Short film has always been a strong and vibrant sector in our industry and making it a stand-alone event made lots of sense.

Firstly, Brighton has a quirky side born out by the myths and legends that have emanated from there over the years. It has a formidable and highly respected arts scene, is very much a cultural epicentre and is home to a large creative community, so it felt like a perfect match. Also, from a practical point of view, it is well served by two international airports with rail connections and supplied with hotels, guest houses, bars, restaurants, and nightclubs. Everything you would want in a COVID free world. These plans were all pre-COVID, but we remain committed to introducing them safely in due course.

The trophies are so cool! How did you arrive at that design?

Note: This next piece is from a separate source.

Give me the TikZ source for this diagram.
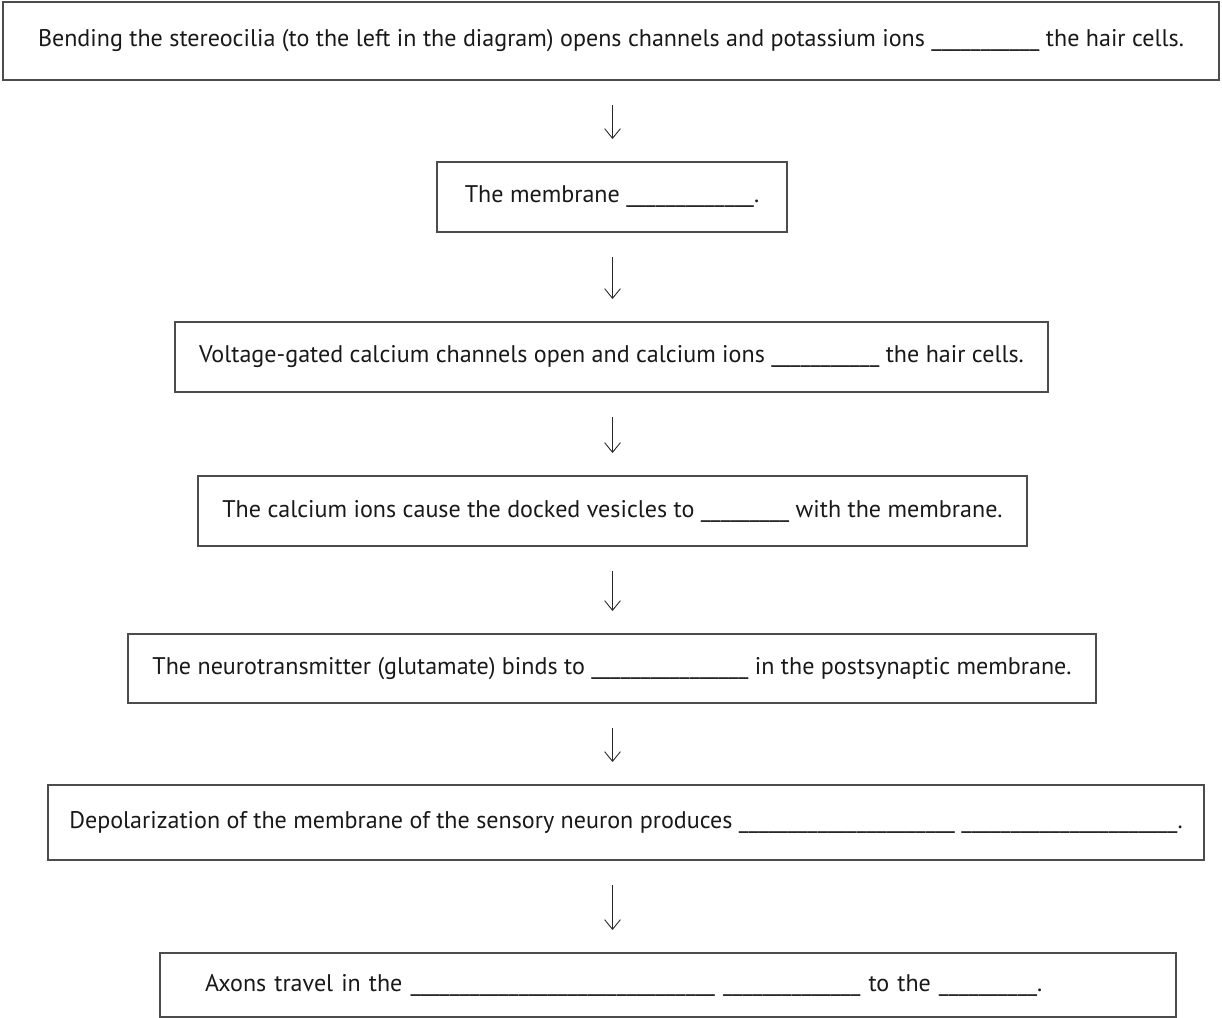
\documentclass[tikz,border=0pt]{standalone}
\usepackage{fontspec}
\setmainfont{PT Sans}
\usepackage{tikz}
\usetikzlibrary{arrows.meta,positioning}

\begin{document}
\begin{tikzpicture}[
        every node/.style={anchor=north west, draw=black!70, line width=0.6pt, outer sep=0, inner sep=0,
            text=black!90, font=\fontsize{13.7}{16}\selectfont},
        flow/.style={-{Straight Barb[length=5.5pt,width=9pt]}, line width=0.5pt, black!85,
            shorten <=0.5cm, shorten >=0.46cm},
    ]
        \useasboundingbox (0,0) rectangle (24.44,-20.36);
        \coordinate (mid) at (12.25,0);

        \node [minimum width=24.32cm, minimum height=1.56cm] (bend) at (0.06,-0.04)
            {Bending the stereocilia (to the left in the diagram) opens channels and potassium ions \_\_\_\_\_\_\_\_\_\_\_ the hair cells.};
        \node [minimum width=7cm, minimum height=1.4cm] (membrane) at (8.74,-3.24)
            {The membrane \_\_\_\_\_\_\_\_\_\_\_\_\_.};
        \node [minimum width=17.46cm, minimum height=1.4cm] (calcium) at (3.5,-6.44)
            {Voltage-gated calcium channels open and calcium ions \_\_\_\_\_\_\_\_\_\_\_ the hair cells.};
        \node [minimum width=16.58cm, minimum height=1.4cm] (fuse) at (3.96,-9.52)
            {The calcium ions cause the docked vesicles to \_\_\_\_\_\_\_\_\_ with the membrane.};
        \node [minimum width=19.36cm, minimum height=1.38cm] (bind) at (2.56,-12.68)
            {The neurotransmitter (glutamate) binds to \_\_\_\_\_\_\_\_\_\_\_\_\_\_\_\_ in the postsynaptic membrane.};
        \node [minimum width=23.12cm, minimum height=1.5cm] (depol) at (0.96,-15.7)
            {Depolarization of the membrane of the sensory neuron produces \_\_\_\_\_\_\_\_\_\_\_\_\_\_\_\_\_\_\_\_\_\_ \_\_\_\_\_\_\_\_\_\_\_\_\_\_\_\_\_\_\_\_\_\_.};
        \node [minimum width=20.32cm, minimum height=1.28cm, inner xsep=0.9cm, text width=18.52cm, align=left] (axons) at (3.2,-19.06)
            {Axons travel in the \_\_\_\_\_\_\_\_\_\_\_\_\_\_\_\_\_\_\_\_\_\_\_\_\_\_\_\_\_\_\_ \_\_\_\_\_\_\_\_\_\_\_\_\_\_ to the \_\_\_\_\_\_\_\_\_\_.};

        % arrows between the steps
        \draw [flow] (bend.south -| mid) -- (membrane.north -| mid);
        \draw [flow] (membrane.south -| mid) -- (calcium.north -| mid);
        \draw [flow] (calcium.south -| mid) -- (fuse.north -| mid);
        \draw [flow] (fuse.south -| mid) -- (bind.north -| mid);
        \draw [flow] (bind.south -| mid) -- (depol.north -| mid);
        \draw [flow] (depol.south -| mid) -- (axons.north -| mid);
    \end{tikzpicture}
\end{document}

As a team we wanted to update the trophy which had basically been the same for almost 40 years. Back then it consisted of a piece of Perspex mounted in a pretend piece of marble with an etched image of the head of Hermes messenger of the Gods surrounded by an inscription, ‘International Advertising Festival of Ireland’. A rebrand was required and a then member of the Sharks team, Gerry Kennedy who was creative director in Dublin’s largest advertising agency set to work with one of his senior art directors Paul Barass. Gerry’s brief was short and succinct. ‘Create a trophy that is classic, timeless, and enduring… and one that would sit as well in your trophy cabinet as it would on your mantlepiece’. And so, the Shark trophy came into being.

The trophy itself went on to win the best designed awards trophy in an international competition. It also caught the eye of a very famous Hollywood film director when he went to a meeting in the London VFX facility Framestore. When the film director was shown into the business meeting, he complimented the Managing Director and co-founder of Framestore on the variety of awards he had noticed in their display cabinet while he waited in the reception area. He remarked he particularly liked the Shark trophy. To which the MD replied – “You would have to direct a TV commercial to win one of them”. The director was of course Steven Spielberg.

What are your thoughts on the future of festivals and awards? Does your preference lie with an online event, a physical one, or a hybrid?

Up until this year and for most of the last 57 years the Shark Awards comprised a three day event ending with a sit down dinner and awards presentation ceremony. Throughout the three days and nights there were speaker presentations and networking events for the attending delegates in the picturesque town of Kinsale on the south coast of Ireland. Here we had the ideal mix for a successful international creative festival. Unfortunately, with the arrival of COVID this year we were forced to postpone the festival and awards in this format. The festival part was put on ice but we went ahead with the awards, bringing the entrants’ work to our panel of international judges via in part, online judging and then the final awarding of trophies decided when the judges met in The Groucho Club observing all the COVID protocols. We see this format as only necessary given the current circumstances regarding restrictions in travel, gatherings, etc. and our ongoing planning is based around returning when possible to the Kinsale type event. So, I guess we favour the physical one, maybe with a sprinkle of Zoom.

Short film does exactly what it says on the film tin. It is a form of storytelling that demands great discipline in both its creation and execution.

Where would you like to see the Shark short film awards go in the future?

Our ambition is to grow the Shark short film awards and to create its own standalone festival event with a programme of industry speakers and network events. Who knows, we may even look at another sector, feature films for television and cinema? We might even persuade a famous Hollywood director to speak at the event. After all, there is the Shark connection. Maybe we would call it The Shawshark Convention!